Until you have to make the decision about having an abortion you don't know and shouldn't talk. I had an abortion after I had my 2nd child, he was 2 years old my oldest daughter was 7 years old. I was on the pill and taking anitbiotics for a UTI and my BC failed, I had to make that decison to have an abortion because I did not plan, want, or could take care of 3 children at that time. It was the best decision I EVER made. When the procedure was over I was relieved, no depression, no sadness. I was "put under" during the procedure and felt nothing. So until it happens to you and you have to make that decision people should not talk.
i relate to this personally i am one of those one in three women, and after reading some of the comments below, i think in response to the comment about it being a parenting decision...you cant say its not a baby but that you made a parenting decision..it just doesnt add up.
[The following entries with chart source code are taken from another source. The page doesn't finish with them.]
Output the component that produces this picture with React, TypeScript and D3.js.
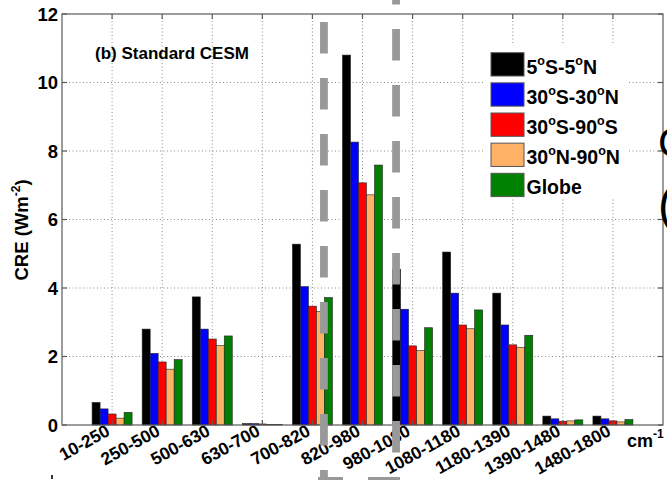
import React from 'react';
import * as d3 from 'd3';

const categories = ['10-250', '250-500', '500-630', '630-700', '700-820', '820-980', '980-1080', '1080-1180', '1180-1390', '1390-1480', '1480-1800'];
const seriesKeys = ['s1', 's2', 's3', 's4', 's5'];
const seriesLabels: string[][] = [
  ['5', 'o', 'S-5', 'o', 'N'],
  ['30', 'o', 'S-30', 'o', 'N'],
  ['30', 'o', 'S-90', 'o', 'S'],
  ['30', 'o', 'N-90', 'o', 'N'],
  ['Globe'],
];
const seriesColors = ['#000000', '#0000FF', '#FF0000', '#FFB266', '#008000'];
const tropics5 = [0.66, 2.80, 3.74, 0.04, 5.28, 10.8, 4.55, 5.05, 3.85, 0.26, 0.26];
const tropics30 = [0.47, 2.09, 2.80, 0.04, 4.04, 8.26, 3.38, 3.85, 2.92, 0.18, 0.18];
const southern = [0.32, 1.84, 2.51, 0.03, 3.47, 7.07, 2.31, 2.92, 2.34, 0.11, 0.12];
const northern = [0.20, 1.63, 2.32, 0.02, 3.31, 6.72, 2.17, 2.81, 2.27, 0.12, 0.09];
const globe = [0.37, 1.91, 2.60, 0.02, 3.72, 7.59, 2.84, 3.36, 2.62, 0.15, 0.16];
const seriesValues = [tropics5, tropics30, southern, northern, globe];
const yTicks = [0, 2, 4, 6, 8, 10, 12];
const gridY = [2, 4, 6, 8, 10];
const dashedLineValues = [5.23, 6.67]; // positions in category units (x axis 0..12)
const dashedLineStarts = [-34, -27];

const W = 667;
const H = 480;
const L = 62, R = 663, T = 14, B = 425;
const FONT = '"Liberation Sans", Arial, Helvetica, sans-serif';

export default function App() {
  const xAxis = d3.scaleLinear().domain([0, 12]).range([L, R]);
  const x = d3.scalePoint<string>().domain(categories).range([xAxis(1), xAxis(11)]);
  const inner = d3.scaleBand<string>().domain(seriesKeys).range([-20, 20]);
  const y = d3.scaleLinear().domain([0, 12]).range([B, T]);

  const legendX = 491;
  const legendY = 52.7;
  const legendStep = 30.15;

  return (
    <svg width={W} height={H} style={{ position: 'absolute', left: 0, top: 0, background: '#fff' }} fontFamily={FONT}>
      <defs>
        <filter id="blur" x="-50%" y="-10%" width="200%" height="120%">
          <feGaussianBlur stdDeviation="1.6" />
        </filter>
      </defs>
      <rect x={0} y={0} width={W} height={H} fill="#fff" />
      {/* grid */}
      <g stroke="#8a8a8a" strokeWidth={1} strokeDasharray="1 2.5">
        {categories.map((c) => (
          <line key={c} x1={x(c)} x2={x(c)} y1={T} y2={B} />
        ))}
        {gridY.map((v) => (
          <line key={v} x1={L} x2={R} y1={y(v)} y2={y(v)} />
        ))}
      </g>
      {/* bars */}
      <g>
        {categories.map((c, ci) =>
          seriesKeys.map((k, si) => {
            const v = seriesValues[si][ci];
            const bx = (x(c) as number) + (inner(k) as number);
            return (
              <rect
                key={c + k}
                x={bx}
                y={y(v)}
                width={inner.bandwidth()}
                height={y(0) - y(v)}
                fill={seriesColors[si]}
                stroke="#222"
                strokeWidth={0.6}
              />
            );
          })
        )}
      </g>
      {/* frame */}
      <g stroke="#5a5a5a" strokeWidth={1.2} fill="none">
        <rect x={L} y={T} width={R - L} height={B - T} />
        {yTicks.map((v) => (
          <g key={v}>
            <line x1={L} x2={L + 5} y1={y(v)} y2={y(v)} />
            <line x1={R} x2={R - 5} y1={y(v)} y2={y(v)} />
          </g>
        ))}
        {categories.map((c) => (
          <g key={c}>
            <line x1={x(c)} x2={x(c)} y1={T} y2={T + 5} />
            <line x1={x(c)} x2={x(c)} y1={B} y2={B - 5} />
          </g>
        ))}
      </g>
      {/* y tick labels */}
      <g fontWeight="bold" fontSize={18.5} textAnchor="end" fill="#000">
        {yTicks.map((v) => (
          <text key={v} x={58} y={y(v) + 6.5}>{v}</text>
        ))}
      </g>
      {/* y axis label */}
      <text transform={`translate(28,230) rotate(-90)`} textAnchor="middle" fontWeight="bold" fontSize={18.5}>
        CRE (Wm<tspan fontSize={12} dy={-8}>-2</tspan><tspan dy={8}>)</tspan>
      </text>
      {/* x tick labels */}
      <g fontWeight="bold" fontSize={17.5} textAnchor="end">
        {categories.map((c) => (
          <text key={c} transform={`translate(${(x(c) as number) - 1},434.5) rotate(-29)`}>{c}</text>
        ))}
      </g>
      <text x={627} y={447} fontWeight="bold" fontSize={18}>
        cm<tspan fontSize={12} dy={-9}>-1</tspan>
      </text>
      {/* title */}
      <text x={95} y={59} fontWeight="bold" fontSize={17}>(b) Standard CESM</text>
      {/* legend */}
      <g>
        <rect x={483} y={43} width={144} height={154} fill="#fff" />
        {seriesLabels.map((parts, i) => {
          const top = legendY + i * legendStep;
          return (
            <g key={i}>
              <rect x={legendX} y={top} width={33} height={23.3} fill={seriesColors[i]} stroke="#555" strokeWidth={1} />
              <text x={526.5} y={top + 21} fontWeight="bold" fontSize={19.5}>
                {parts.map((p, j) =>
                  j % 2 === 1 ? (
                    <tspan key={j} fontSize={12.5} dy={-9}>{p}</tspan>
                  ) : (
                    <tspan key={j} dy={j === 0 ? 0 : 9}>{p}</tspan>
                  )
                )}
              </text>
            </g>
          );
        })}
      </g>
      {/* fragments at right edge */}
      <text x={658} y={157} fontSize={42} fill="#000">C</text>
      <text x={658} y={221} fontSize={48} fill="#000">(</text>
      {/* dashed gray overlay lines */}
      <g>
        {dashedLineValues.map((v, i) => (
          <g key={i}>
            <line x1={xAxis(v)} x2={xAxis(v)} y1={dashedLineStarts[i]} y2={H + 40} stroke="#777" strokeOpacity={0.5} strokeWidth={9} strokeDasharray="32 24" filter="url(#blur)" />
            <line x1={xAxis(v)} x2={xAxis(v)} y1={dashedLineStarts[i]} y2={H + 40} stroke="#999" strokeWidth={7.8} strokeDasharray="31.5 24.5" />
          </g>
        ))}
        <rect x={318} y={477} width={25} height={4} fill="#999" />
        <rect x={368} y={477} width={30} height={4} fill="#999" />
      </g>
      <rect x={51} y={475} width={2} height={4} fill="#333" />
    </svg>
  );
}
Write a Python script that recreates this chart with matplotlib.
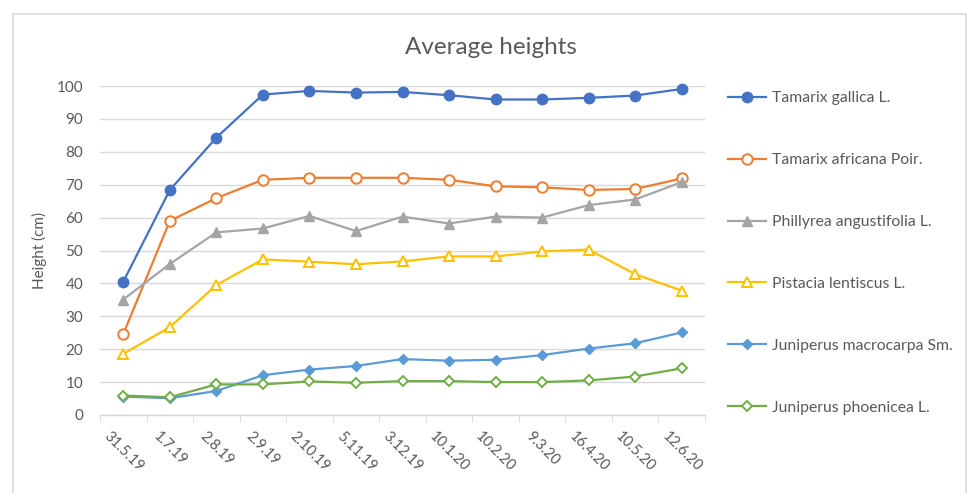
import matplotlib
matplotlib.use("Agg")
import matplotlib.pyplot as plt
from matplotlib.patches import Rectangle
import numpy as np

plt.rcParams['font.family'] = ['Lato', 'DejaVu Sans']

# data
dates = ['31.5.19', '1.7.19', '2.8.19', '2.9.19', '2.10.19', '5.11.19', '3.12.19',
         '10.1.20', '10.2.20', '9.3.20', '16.4.20', '10.5.20', '12.6.20']
tamarix_gallica = [40.5, 68.4, 84.3, 97.4, 98.5, 98.0, 98.2, 97.2, 95.9, 95.9, 96.4, 97.1, 99.1]
tamarix_africana = [24.6, 59.0, 65.9, 71.5, 72.1, 72.1, 72.1, 71.5, 69.5, 69.2, 68.4, 68.7, 71.9]
phillyrea = [35.1, 45.9, 55.5, 56.7, 60.5, 55.9, 60.3, 58.2, 60.3, 60.0, 63.8, 65.5, 70.8]
pistacia = [18.6, 26.7, 39.5, 47.3, 46.6, 45.8, 46.7, 48.2, 48.2, 49.7, 50.3, 42.8, 37.8]
juniperus_macro = [5.6, 5.1, 7.3, 12.1, 13.8, 14.9, 17.0, 16.5, 16.8, 18.2, 20.2, 21.8, 25.1]
juniperus_phoen = [5.9, 5.4, 9.3, 9.3, 10.2, 9.8, 10.3, 10.3, 10.0, 10.0, 10.5, 11.7, 14.2]

series = [
    ('Tamarix gallica L.', tamarix_gallica, '#4472C4', 'o', True),
    ('Tamarix africana Poir.', tamarix_africana, '#ED7D31', 'o', False),
    ('Phillyrea angustifolia L.', phillyrea, '#A5A5A5', '^', True),
    ('Pistacia lentiscus L.', pistacia, '#FFC000', '^', False),
    ('Juniperus macrocarpa Sm.', juniperus_macro, '#5B9BD5', 'D', True),
    ('Juniperus phoenicea L.', juniperus_phoen, '#70AD47', 'D', False),
]

text_color = '#595959'
grid_color = '#D9D9D9'

fig = plt.figure(figsize=(9.68, 4.93), dpi=100)
fig.patches.append(Rectangle((13 / 968, -0.05), (953 / 968), 1 - 14 / 493 + 0.05,
                             transform=fig.transFigure, fill=False,
                             edgecolor=grid_color, linewidth=1.2))

ax = fig.add_axes([100 / 968, 1 - 415 / 493, 605 / 968, (415 - 86) / 493])
x = np.arange(len(dates))

for name, vals, color, marker, filled in series:
    ms = 5.5 if marker == 'D' else 7.5
    ax.plot(x, vals, color=color, lw=1.6, marker=marker, markersize=ms,
            markerfacecolor=color if filled else 'white',
            markeredgecolor=color, markeredgewidth=1.4 if not filled else 1.0,
            label=name, clip_on=False, zorder=3)

ax.set_xlim(-0.5, len(dates) - 0.5)
ax.set_ylim(0, 100)
ax.set_yticks(np.arange(0, 101, 10))
ax.grid(axis='y', color=grid_color, linewidth=1.0)
ax.set_axisbelow(True)

for side in ['top', 'right', 'left']:
    ax.spines[side].set_visible(False)
ax.spines['bottom'].set_color(grid_color)
ax.spines['bottom'].set_linewidth(1.0)

ax.set_xticks(x)
ax.set_xticklabels(dates, rotation=-45, ha='center', va='top')
ax.set_xticks(np.arange(-0.5, len(dates), 1), minor=True)
ax.tick_params(axis='x', which='major', length=0, pad=10, labelsize=10.5, labelcolor=text_color)
ax.tick_params(axis='x', which='minor', length=5, color=grid_color, direction='out')
ax.tick_params(axis='y', length=0, pad=12, labelsize=11, labelcolor=text_color)

ax.set_ylabel('Height (cm)', fontsize=11, color=text_color, labelpad=7)
fig.text(491 / 968, 1 - 47 / 493, 'Average heights', ha='center', va='center',
         fontsize=17.5, color=text_color)

leg = ax.legend(loc='upper left', bbox_to_anchor=(722 / 968, 1 - 85 / 493),
                bbox_transform=fig.transFigure, frameon=False, fontsize=11.3,
                labelcolor=text_color, handlelength=2.4, handletextpad=0.4,
                labelspacing=3.05, borderaxespad=0)

fig.savefig('out.png', dpi=100)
And in my experience I dealt with severe grief and depression afterwards and i think that could of been discussed a bit more. Lastly Markai had said she was put under for the procedure which to my knowledge is very rare, i think she would of felt ALOT differently if she had to feel the intense pain of what she was doing to her body. Since then i've had a child and the pain of birth is in no comparison the wrenching pains of abortion
I personally do not support abortion but I do respect her decision and I respect her for making her decision based on her child more so then her personal feelings.
Abortion aka Murder. That precious life had a heartbeat. You'll never be able to forgive yourselves. This makes me sick...it's just the easy way out. Get on birth control!! There are so many women out there that have a hard time getting pregnant, and here's these teenagers pooping babies out left and right or killing them. Makes me sick, I would never commend anyone for killing a human being a precious child!!!
i really commend her for her decision. she didn't do it for any selfish reasons. she did it for the right reason. they knew they couldn't afford to have another child & didn't want their child(ren) to suffer or go through any unnecessary hardships. as a mother of 3 kids i know first hand how hard it is. i was a teen mom (17yr first child, married 2wk before 18bday & had second child @ 19yr) & had very little support. i think they are trying the best they can to give their daughter a happy life. it's not right for people to judge them for their decisions. you're not living their lives & haven't been through what they may have been through. we each walk our own path in life. what may be right for one person may not be right for another. she was very brave to not only go through with it but to allow it to be documented for all to see. keep your head up mama <3
"So many women can't have babies". I'm so sick of hearing this arguement. She (and every other woman) is not a breeder for other people.